### [Problem details]
Would you repeat the listing exactly but omit every picture?

▽

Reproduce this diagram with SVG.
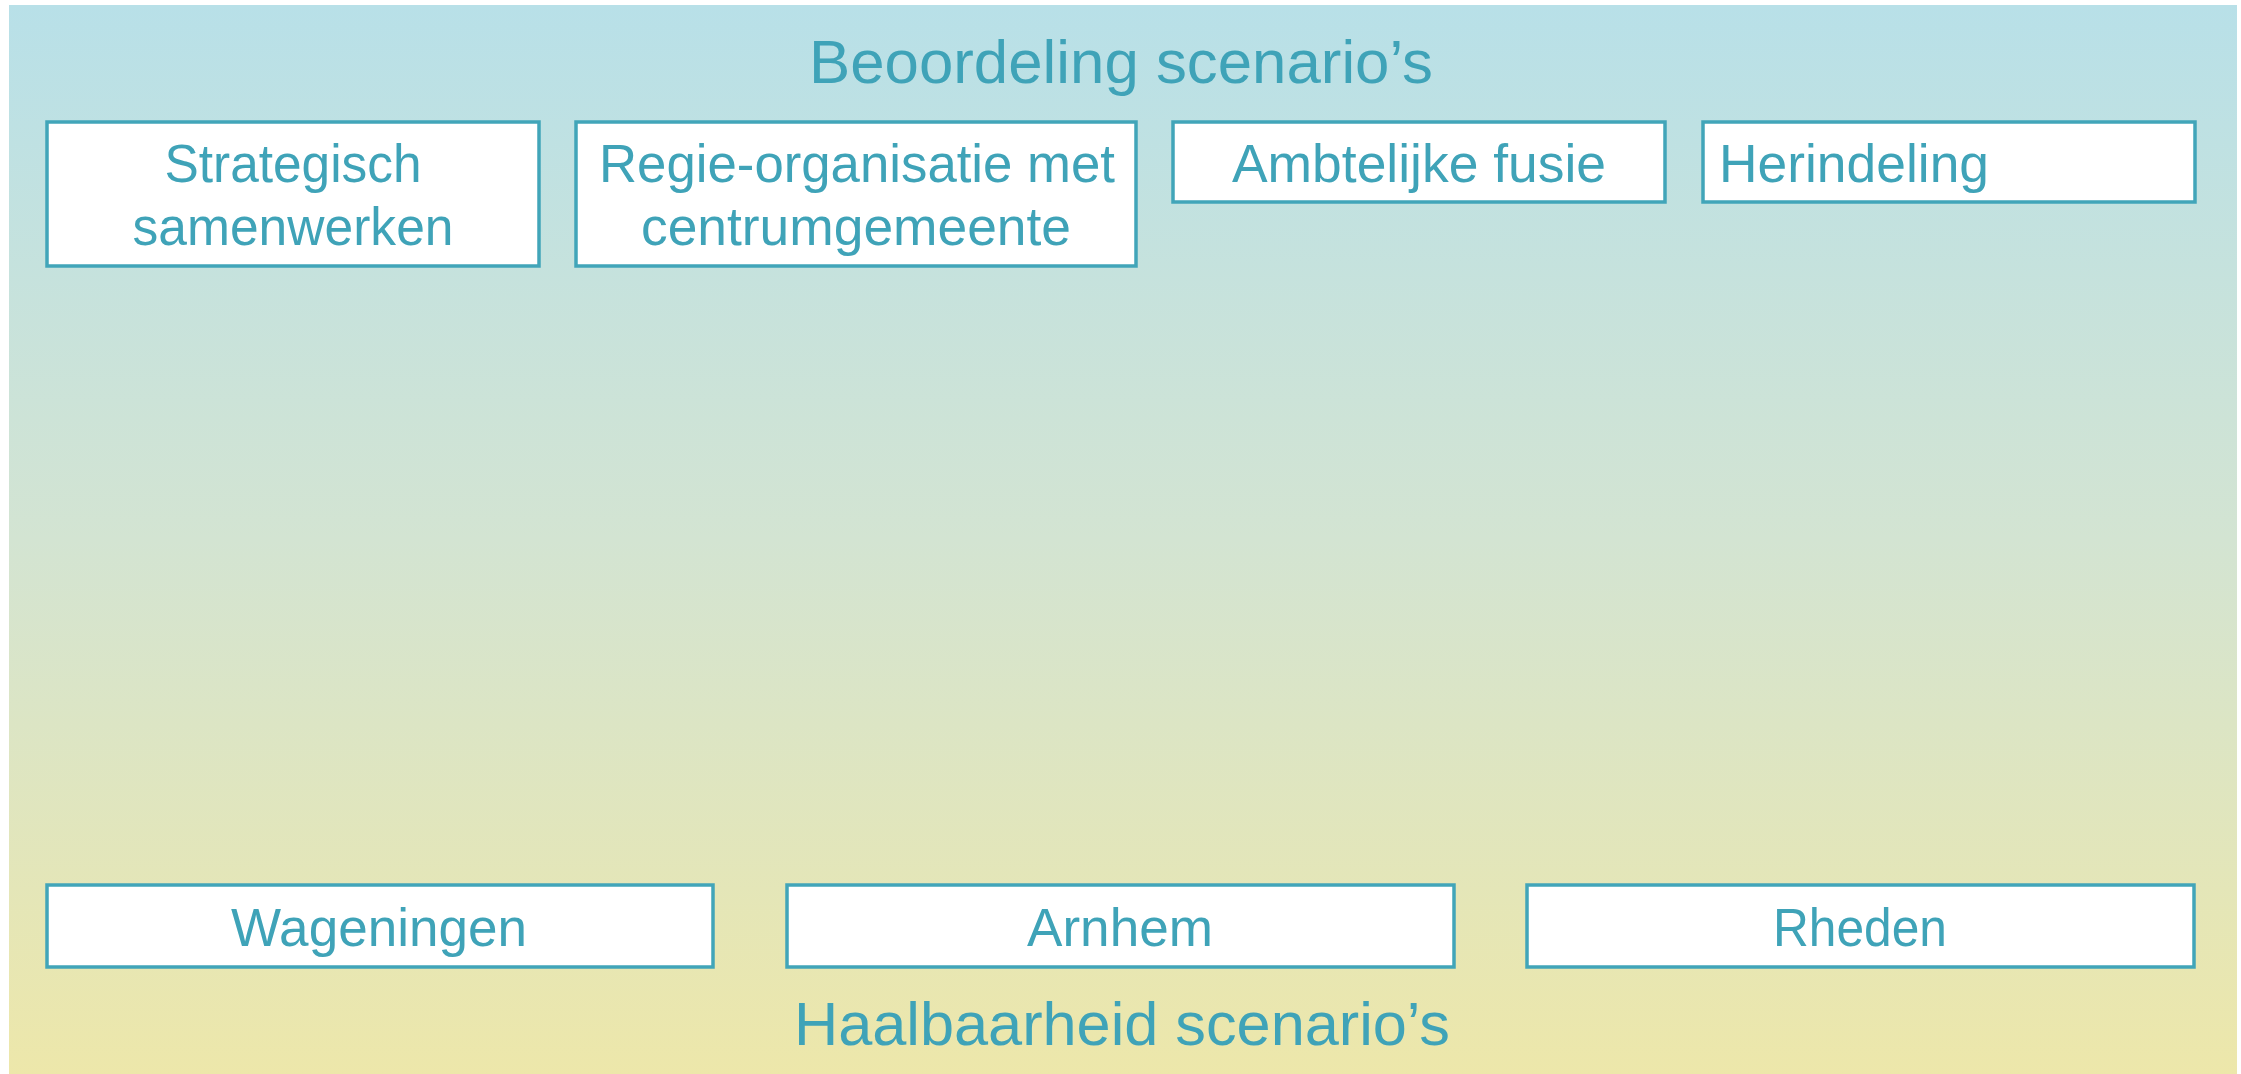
<svg xmlns="http://www.w3.org/2000/svg" width="2241" height="1074" viewBox="0 0 2241 1074">
<defs>
<linearGradient id="bg" x1="0" y1="0" x2="0" y2="1">
<stop offset="0" stop-color="#b8e0e8"/>
<stop offset="0.5" stop-color="#d3e4d2"/>
<stop offset="1" stop-color="#ede7aa"/>
</linearGradient>
<style>
.box{fill:#ffffff;stroke:#41a5b9;stroke-width:3.5}
.t{font-family:"Liberation Sans",Arial,sans-serif;fill:#3fa3b8;font-size:53px}
.h{font-family:"Liberation Sans",Arial,sans-serif;fill:#3fa3b8;font-size:62px}
</style>
</defs>
<rect x="9" y="5" width="2228" height="1069" fill="url(#bg)"/>
<text class="h" x="1121" y="83" text-anchor="middle" textLength="624" lengthAdjust="spacingAndGlyphs">Beoordeling scenario’s</text>
<text class="h" x="1122" y="1045" text-anchor="middle" textLength="656" lengthAdjust="spacingAndGlyphs">Haalbaarheid scenario’s</text>
<g id="n-strategisch">
<rect class="box" x="47" y="122" width="492" height="144"/>
<text class="t" x="293" y="182" text-anchor="middle" textLength="257" lengthAdjust="spacingAndGlyphs">Strategisch</text>
<text class="t" x="293" y="245" text-anchor="middle" textLength="321" lengthAdjust="spacingAndGlyphs">samenwerken</text>
</g>
<g id="n-regie">
<rect class="box" x="576" y="122" width="560" height="144"/>
<text class="t" x="857" y="182" text-anchor="middle" textLength="516" lengthAdjust="spacingAndGlyphs">Regie-organisatie met</text>
<text class="t" x="856" y="245" text-anchor="middle" textLength="430" lengthAdjust="spacingAndGlyphs">centrumgemeente</text>
</g>
<g id="n-ambtelijk">
<rect class="box" x="1173" y="122" width="492" height="80"/>
<text class="t" x="1419" y="182" text-anchor="middle" textLength="374" lengthAdjust="spacingAndGlyphs">Ambtelijke fusie</text>
</g>
<g id="n-herindeling">
<rect class="box" x="1703" y="122" width="492" height="80"/>
<text class="t" x="1719" y="182" textLength="270" lengthAdjust="spacingAndGlyphs">Herindeling</text>
</g>
<g id="n-wageningen">
<rect class="box" x="47" y="885" width="666" height="82"/>
<text class="t" x="379" y="946" text-anchor="middle" textLength="296" lengthAdjust="spacingAndGlyphs">Wageningen</text>
</g>
<g id="n-arnhem">
<rect class="box" x="787" y="885" width="667" height="82"/>
<text class="t" x="1120" y="946" text-anchor="middle" textLength="186" lengthAdjust="spacingAndGlyphs">Arnhem</text>
</g>
<g id="n-rheden">
<rect class="box" x="1527" y="885" width="667" height="82"/>
<text class="t" x="1860" y="946" text-anchor="middle" textLength="174" lengthAdjust="spacingAndGlyphs">Rheden</text>
</g>
<g id="connectors"></g>
</svg>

△

### [Response to this exercise]
Reproduce this diagram with SVG.
<svg xmlns="http://www.w3.org/2000/svg" width="2241" height="1074" viewBox="0 0 2241 1074">
<defs>
<linearGradient id="bg" x1="0" y1="0" x2="0" y2="1">
<stop offset="0" stop-color="#b8e0e8"/>
<stop offset="0.5" stop-color="#d3e4d2"/>
<stop offset="1" stop-color="#ede7aa"/>
</linearGradient>
<style>
.box{fill:#ffffff;stroke:#41a5b9;stroke-width:3.5}
.t{font-family:"Liberation Sans",Arial,sans-serif;fill:#3fa3b8;font-size:53px}
.h{font-family:"Liberation Sans",Arial,sans-serif;fill:#3fa3b8;font-size:62px}
</style>
</defs>
<rect x="9" y="5" width="2228" height="1069" fill="url(#bg)"/>
<text class="h" x="1121" y="83" text-anchor="middle" textLength="624" lengthAdjust="spacingAndGlyphs">Beoordeling scenario’s</text>
<text class="h" x="1122" y="1045" text-anchor="middle" textLength="656" lengthAdjust="spacingAndGlyphs">Haalbaarheid scenario’s</text>
<g id="n-strategisch">
<rect class="box" x="47" y="122" width="492" height="144"/>
<text class="t" x="293" y="182" text-anchor="middle" textLength="257" lengthAdjust="spacingAndGlyphs">Strategisch</text>
<text class="t" x="293" y="245" text-anchor="middle" textLength="321" lengthAdjust="spacingAndGlyphs">samenwerken</text>
</g>
<g id="n-regie">
<rect class="box" x="576" y="122" width="560" height="144"/>
<text class="t" x="857" y="182" text-anchor="middle" textLength="516" lengthAdjust="spacingAndGlyphs">Regie-organisatie met</text>
<text class="t" x="856" y="245" text-anchor="middle" textLength="430" lengthAdjust="spacingAndGlyphs">centrumgemeente</text>
</g>
<g id="n-ambtelijk">
<rect class="box" x="1173" y="122" width="492" height="80"/>
<text class="t" x="1419" y="182" text-anchor="middle" textLength="374" lengthAdjust="spacingAndGlyphs">Ambtelijke fusie</text>
</g>
<g id="n-herindeling">
<rect class="box" x="1703" y="122" width="492" height="80"/>
<text class="t" x="1719" y="182" textLength="270" lengthAdjust="spacingAndGlyphs">Herindeling</text>
</g>
<g id="n-wageningen">
<rect class="box" x="47" y="885" width="666" height="82"/>
<text class="t" x="379" y="946" text-anchor="middle" textLength="296" lengthAdjust="spacingAndGlyphs">Wageningen</text>
</g>
<g id="n-arnhem">
<rect class="box" x="787" y="885" width="667" height="82"/>
<text class="t" x="1120" y="946" text-anchor="middle" textLength="186" lengthAdjust="spacingAndGlyphs">Arnhem</text>
</g>
<g id="n-rheden">
<rect class="box" x="1527" y="885" width="667" height="82"/>
<text class="t" x="1860" y="946" text-anchor="middle" textLength="174" lengthAdjust="spacingAndGlyphs">Rheden</text>
</g>
<g id="connectors"></g>
</svg>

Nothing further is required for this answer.